**TO BE DONE:** Repeat everything from the first line of the listing below through the line that contains "from matplotlib.ticker import MultipleLocator", exactly. Leave out pictures.
________
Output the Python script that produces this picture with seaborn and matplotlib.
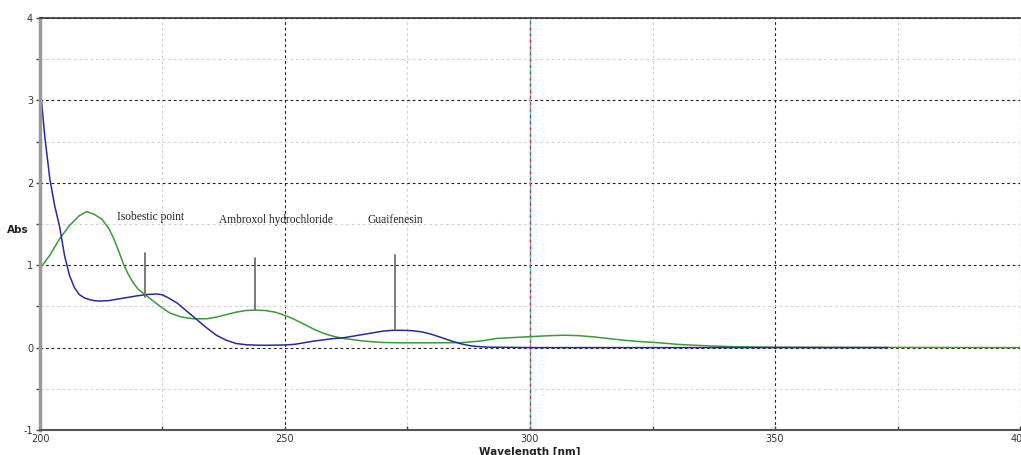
import numpy as np
import pandas as pd
import matplotlib
matplotlib.use("Agg")
import matplotlib.pyplot as plt
import seaborn as sns
from matplotlib.ticker import MultipleLocator

# blue spectrum (wavelength nm, absorbance)
blue_wl = [200, 201, 202, 203, 204, 205, 206, 207, 208, 209, 210, 211, 212, 214, 216, 218,
           220, 222, 224, 225, 226, 228, 230, 232, 234, 236, 238, 240, 242, 244, 246, 248,
           250, 252, 254, 256, 258, 260, 262, 264, 266, 268, 270, 272, 274, 276, 278, 280,
           282, 284, 286, 288, 290, 292, 296, 300, 320, 340, 360, 373]
blue_abs = [3.19, 2.55, 2.05, 1.72, 1.47, 1.12, 0.88, 0.73, 0.645, 0.605, 0.585, 0.57, 0.565,
            0.57, 0.59, 0.61, 0.63, 0.645, 0.65, 0.64, 0.61, 0.54, 0.44, 0.34, 0.24, 0.15,
            0.09, 0.05, 0.035, 0.03, 0.028, 0.03, 0.032, 0.04, 0.06, 0.08, 0.095, 0.11, 0.12,
            0.14, 0.16, 0.18, 0.20, 0.21, 0.21, 0.205, 0.19, 0.16, 0.12, 0.08, 0.045, 0.02,
            0.01, 0.005, 0.003, 0.0, 0.0, 0.0, 0.0, 0.0]

# green spectrum
green_wl = [200, 202, 204, 206, 208, 209.5, 211, 212.6, 214, 215, 216, 217, 218, 219, 220,
            221.4, 223, 225, 226.5, 228.6, 230, 231.3, 234, 236, 238, 240, 242, 244, 246,
            248, 250, 252, 254, 256, 258, 260, 262, 264, 266, 268, 270, 274, 280, 286, 290,
            293, 296, 300, 304, 307, 310, 313, 316, 319, 322, 326, 330, 333, 337, 342, 350,
            360, 400]
green_abs = [0.96, 1.12, 1.32, 1.48, 1.60, 1.65, 1.62, 1.56, 1.45, 1.33, 1.18, 1.02, 0.89,
             0.79, 0.71, 0.645, 0.57, 0.48, 0.42, 0.375, 0.36, 0.35, 0.35, 0.37, 0.40, 0.43,
             0.45, 0.455, 0.45, 0.43, 0.39, 0.34, 0.28, 0.22, 0.17, 0.135, 0.11, 0.095, 0.08,
             0.07, 0.062, 0.058, 0.058, 0.06, 0.08, 0.11, 0.12, 0.133, 0.145, 0.15, 0.145,
             0.13, 0.11, 0.09, 0.075, 0.06, 0.04, 0.03, 0.02, 0.01, 0.005, 0.003, 0.0]

# annotations: label, x of marker, line bottom, line top, text x, text y
ann_labels = ["Isobestic point", "Ambroxol hydrochloride", "Guaifenesin"]
ann_x = [221.4, 243.9, 272.4]
ann_lo = [0.62, 0.46, 0.22]
ann_hi = [1.15, 1.09, 1.12]
ann_tx = [222.5, 248.2, 272.5]
ann_ty = [1.58, 1.55, 1.55]

sns.set_style("white")
plt.rcParams['font.family'] = ['DejaVu Sans']
plt.rcParams['axes.unicode_minus'] = False

fig = plt.figure(figsize=(10.21, 4.55), dpi=100)
ax = fig.add_axes([40 / 1021, 1 - 430 / 455, 980 / 1021, 412 / 455])

sns.lineplot(x=green_wl, y=green_abs, color="#3a9a3a", lw=1.1, ax=ax, sort=False)
sns.lineplot(x=blue_wl, y=blue_abs, color="#2a2a9c", lw=1.1, ax=ax, sort=False)

ax.set_xlim(200, 400)
ax.set_ylim(-1, 4)
ax.xaxis.set_major_locator(MultipleLocator(50))
ax.xaxis.set_minor_locator(MultipleLocator(25))
ax.yaxis.set_major_locator(MultipleLocator(1))
ax.yaxis.set_minor_locator(MultipleLocator(0.5))

ax.grid(which="minor", color="#d2d2d2", ls=(0, (2.5, 2.5)), lw=0.8)
ax.grid(which="major", color="#222222", ls=(0, (2.5, 2.5)), lw=0.8)
ax.set_axisbelow(True)

# cursor line at 300 nm
ax.axvline(300, color="#30d0e0", lw=0.9, zorder=1.5)
ax.axvline(300, color="#e03030", lw=0.9, ls=(0, (2.5, 2.5)), zorder=1.6)

for lab, x, lo, hi, tx, ty in zip(ann_labels, ann_x, ann_lo, ann_hi, ann_tx, ann_ty):
    ax.plot([x, x], [lo, hi], color="#707070", lw=1.3, zorder=3)
    ax.text(tx, ty, lab, ha="center", va="center", fontsize=8.3,
            family=["Liberation Serif"], color="#222222", zorder=4)

ax.spines["left"].set_color("#999999")
ax.spines["left"].set_linewidth(2.5)
ax.spines["bottom"].set_color("#555555")
ax.spines["bottom"].set_linewidth(1.5)
ax.spines["top"].set_color("#333333")
ax.spines["top"].set_linewidth(1.2)
ax.spines["right"].set_visible(False)

ax.tick_params(axis="y", which="both", direction="out", length=3, width=1,
               color="#444444", labelsize=7, labelcolor="#333333", pad=2, left=True)
ax.tick_params(axis="x", which="both", direction="in", length=3, width=1,
               color="#444444", labelsize=7, labelcolor="#333333", pad=3, bottom=True)

ax.set_ylabel("Abs", rotation=0, fontsize=7.5, fontweight="bold", color="#222222",
              ha="center", va="center")
ax.yaxis.set_label_coords(-0.0224, 0.485)
ax.set_xlabel("Wavelength [nm]", fontsize=7.5, fontweight="bold", color="#222222", va="top")
ax.xaxis.set_label_coords(0.5, -0.04)

fig.savefig("out.png", dpi=100)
________
**SOLUTION TO THIS TASK:**
Output the Python script that produces this picture with seaborn and matplotlib.
import numpy as np
import pandas as pd
import matplotlib
matplotlib.use("Agg")
import matplotlib.pyplot as plt
import seaborn as sns
from matplotlib.ticker import MultipleLocator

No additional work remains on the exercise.